Bachya ibn Pekuda, the author of Chovot ha-Levavot, writes the following in Sha’ar Yichud 10: ותכלית דעתך אותו שתודה ותאמין שאתה בתכלית הסכלות באמתת עצם כבודו (The ultimate goal of your knowledge of Him is to acknowledge and believe that you are totally ignorant of the truth of the essence of His kavod). Perhaps R’ Nachman put it best (L.M. 24:8): וְדַע שֶׁזֶּה תַּכְלִית הַיְדִיעָה כִּי תַּכְלִית הַיְדִיעָה דְּלֹא יֵדַע (You should know that this is the ultimate goal of knowing, that the goal of knowing is [to realize that] one doesn’t know [anything]).

Interestingly, even some of the most influential teachers among the goyim have known this truth. For example, Socrates, the ancient Greek philosopher and teacher of Plato said, “The only true wisdom is in knowing that you know nothing.” Confucius, the famous Chinese philosopher, said, “To know is to know that you know nothing: that is the meaning of true knowledge.” Leo Tolstoy, the great Russian author, wrote, “We can know only that we know nothing, and that is the highest degree of human wisdom.” Therefore, no one (neither Jew nor Gentile) can claim ignorance. Hashem has made sure that all of us have been taught this important truth.

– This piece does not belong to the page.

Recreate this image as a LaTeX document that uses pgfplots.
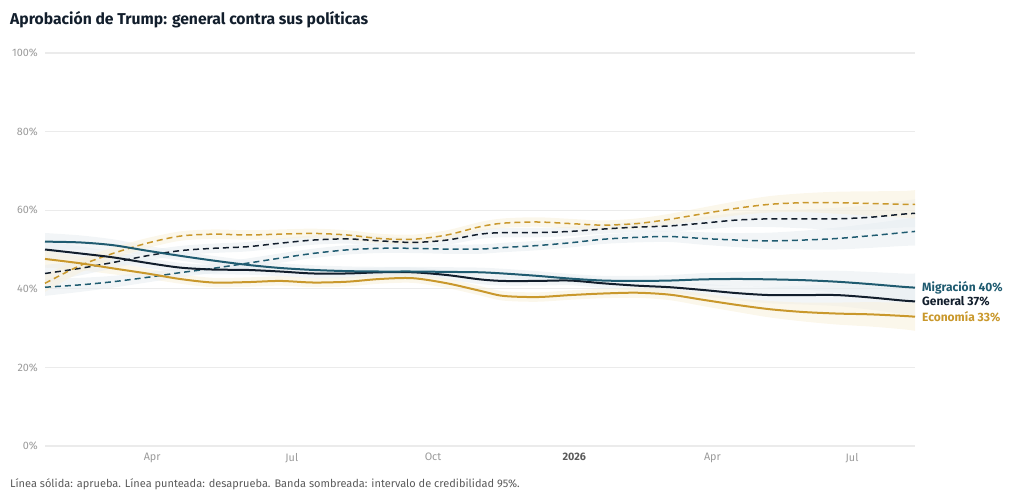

The vision of Yeshayah teaches us that the seraphim fly with two wings, i.e. they serve Hashem with two aspects. These two wings correspond to the final two tefachim of the six tefachim of the amah (which as we learned about in last week’s article represent brit milah). Serving Hashem requires that we become experts at two different functions. On the one hand, we must serve Hashem with unbridled and passionate ahavah. Yet on the other hand, we must realize our place and serve Him also with deep yirah. We approach, we learn, and we come to ‘think’ that we know something of Hashem and His ways. This is good, right and proper, and is the aspect of revealing a tefach. Yet, the more we think we know, the more we come to realize that we really don’t know anything at all. This too is good and is the aspect of covering a tefach.

In short, we may summarize the three main avodahs associated with observing the mitzvah of brit milah in completeness, as follows: (1) a willingness to suffer, i.e. experience Hashem’s face of anger, on behalf of the Jewish people, (2) a willingness to be disgraced, i.e. hide one’s essence from others, and (3) the need for infinite humility. None of these are simple; they require a lifetime of dedicated effort. This was (and continues to be) the essence of Yosef ha-Tzaddik. Therefore, if you want help, connect yourself to the Tzaddik.